The problems arise when we get to #3, which is the essential controversy of the GPL. To me, this is a personal choice, which is why GPL advocacy often turns into pseudo-religious fanaticism. In many ways, arguing with a GPL zealot is like an atheist arguing with a religious fundamentalist. In the end, they agree on nothing. The atheist leaves understanding the fundamentalist's beliefs and respects his or her right to have them. The fundamentalist leaves beliving that the atheist will burn in hell for not accepting the one true religion.
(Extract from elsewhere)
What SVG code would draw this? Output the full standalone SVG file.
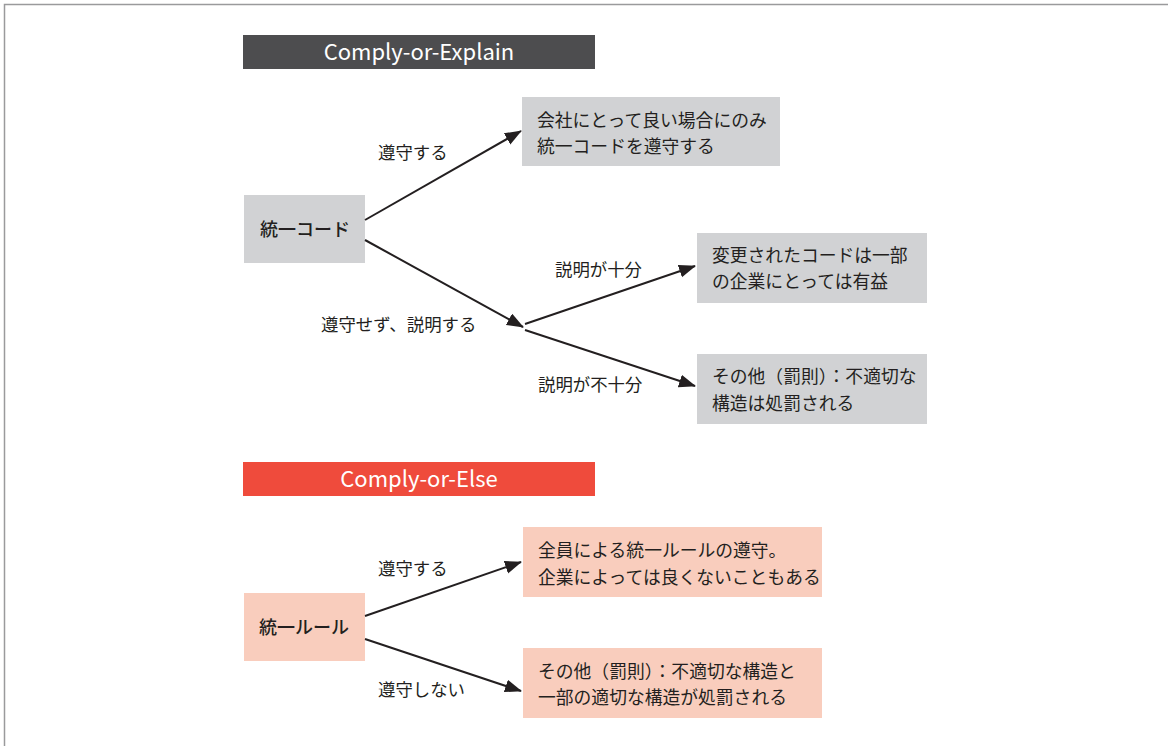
<svg xmlns="http://www.w3.org/2000/svg" width="1168" height="746" viewBox="0 0 1168 746">
<defs>
<marker id="arr" markerUnits="userSpaceOnUse" markerWidth="18" markerHeight="14" refX="16" refY="6.5" orient="auto">
<path d="M0,0 L17,6.5 L0,13 z" fill="#231f20"/>
</marker>
<style>
text{font-family:"Noto Sans CJK JP","Noto Sans",sans-serif;fill:#231f20;}
.t{font-size:17.8px;}
.lab{font-size:17.4px;}
.hd{font-size:22px;fill:#ffffff;text-anchor:middle;}
.nd{font-size:18px;font-weight:500;}
.g{fill:#d1d2d4;}
.p{fill:#f9cdbd;}
.c{stroke:#231f20;stroke-width:2;fill:none;}
</style>
</defs>
<rect x="0" y="0" width="1168" height="746" fill="#ffffff"/>
<path d="M4.5,746 V4.5 H1168" fill="none" stroke="#9a9a9c" stroke-width="1.5"/>

<g id="header-explain">
<rect x="243" y="35" width="352" height="34" fill="#4d4d4f"/>
<text class="hd" x="419" y="59.5">Comply-or-Explain</text>
</g>
<g id="node-code">
<rect class="g" x="244" y="195" width="121" height="68"/>
<text class="nd" x="260" y="236">統一コード</text>
</g>
<g id="node-comply-explain">
<rect class="g" x="522" y="97" width="258" height="69"/>
<text class="t" x="537" y="127">会社にとって良い場合にのみ</text>
<text class="t" x="537" y="153">統一コードを遵守する</text>
</g>
<g id="node-sufficient">
<rect class="g" x="697" y="233" width="230" height="70"/>
<text class="t" x="712" y="262">変更されたコードは一部</text>
<text class="t" x="712" y="288">の企業にとっては有益</text>
</g>
<g id="node-insufficient">
<rect class="g" x="697" y="354" width="230" height="70"/>
<text class="t" x="712" y="383">その他（罰則）：不適切な</text>
<text class="t" x="712" y="410">構造は処罰される</text>
</g>

<g id="header-else">
<rect x="243" y="462" width="352" height="34" fill="#ef4b3c"/>
<text class="hd" x="419" y="486.5">Comply-or-Else</text>
</g>
<g id="node-rule">
<rect class="p" x="244" y="593" width="121" height="68"/>
<text class="nd" x="259" y="634">統一ルール</text>
</g>
<g id="node-comply-else">
<rect class="p" x="523" y="527" width="299" height="70"/>
<text class="t" x="538" y="557">全員による統一ルールの遵守。</text>
<text class="t" x="538" y="584">企業によっては良くないこともある</text>
</g>
<g id="node-noncomply-else">
<rect class="p" x="523" y="648" width="299" height="70"/>
<text class="t" x="538" y="678">その他（罰則）：不適切な構造と</text>
<text class="t" x="538" y="704">一部の適切な構造が処罰される</text>
</g>

<g id="connectors">
<line class="c" x1="365" y1="220" x2="521" y2="131" marker-end="url(#arr)"/>
<line class="c" x1="365" y1="240" x2="523" y2="327" marker-end="url(#arr)"/>
<line class="c" x1="525" y1="324" x2="695" y2="266" marker-end="url(#arr)"/>
<line class="c" x1="525" y1="330" x2="695" y2="386" marker-end="url(#arr)"/>
<line class="c" x1="365" y1="616" x2="521" y2="562" marker-end="url(#arr)"/>
<line class="c" x1="365" y1="639" x2="521" y2="691" marker-end="url(#arr)"/>
</g>
<g id="labels">
<text class="lab" x="378" y="159">遵守する</text>
<text class="lab" x="555" y="276">説明が十分</text>
<text class="lab" x="321" y="331">遵守せず、説明する</text>
<text class="lab" x="538" y="391">説明が不十分</text>
<text class="lab" x="378" y="575">遵守する</text>
<text class="lab" x="378" y="696">遵守しない</text>
</g>
</svg>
This would be fine, except that GPL advocates often blur the line between #2 and #3, and make it seem like the protections of #2 can only be had if you fully embrace the GPL in all its glory. I support the rights provided by #2. You can scream and shout about the benefits of #3 and how it's an inalienable right of all people, but in the end I just don't agree. Don't equate the GPL with open source - if you do want to argue the GPL, make it very clear which points you are arguing for.

One final comment about GPL advocacy. Time and again I see people talk about easing migration, avoiding vendor lockin, and the necessity of consumer choice. But in the same breath they turn around and scream that you must accept the GPL, and any other license would be pure evil (at best, a slow and painful death). Why is it that we have the right to choose everything except our choice of license? I like Linux. I like the GPL. The GPL is not evil. There are a lot of great projects that benefit from the GPL. But it isn't everything to all people, and in my opinion it's not what's best for OpenSolaris.

[ UPDATE ]

As has been enumerated in the comments on this post, the original intent of the analogy is to show the the definition of derived works. As mentioned in the comments:

Say I post an example of a function foo() to my website. Oracle goes and uses that function in their software. They make no changes to it whatsover, and are willing to distribute that function in source code form with their product. If it was GPL, they would have to now release all of Oracle under the GPL, even though my code has not been altered. The consumer's rights are preserved - they still have the same rights to my code as before it was put into Oracle. I just don't see why they have a right to code that's not mine.

Though I didn't explain it well enough, the analogy was never intended to encompass right to use, ownership, distribution, or any of the other qualities of the GPL. It is a specific issue with one part of the GPL, and the analogy is intentionally simplistic in order to demonstrate this fact.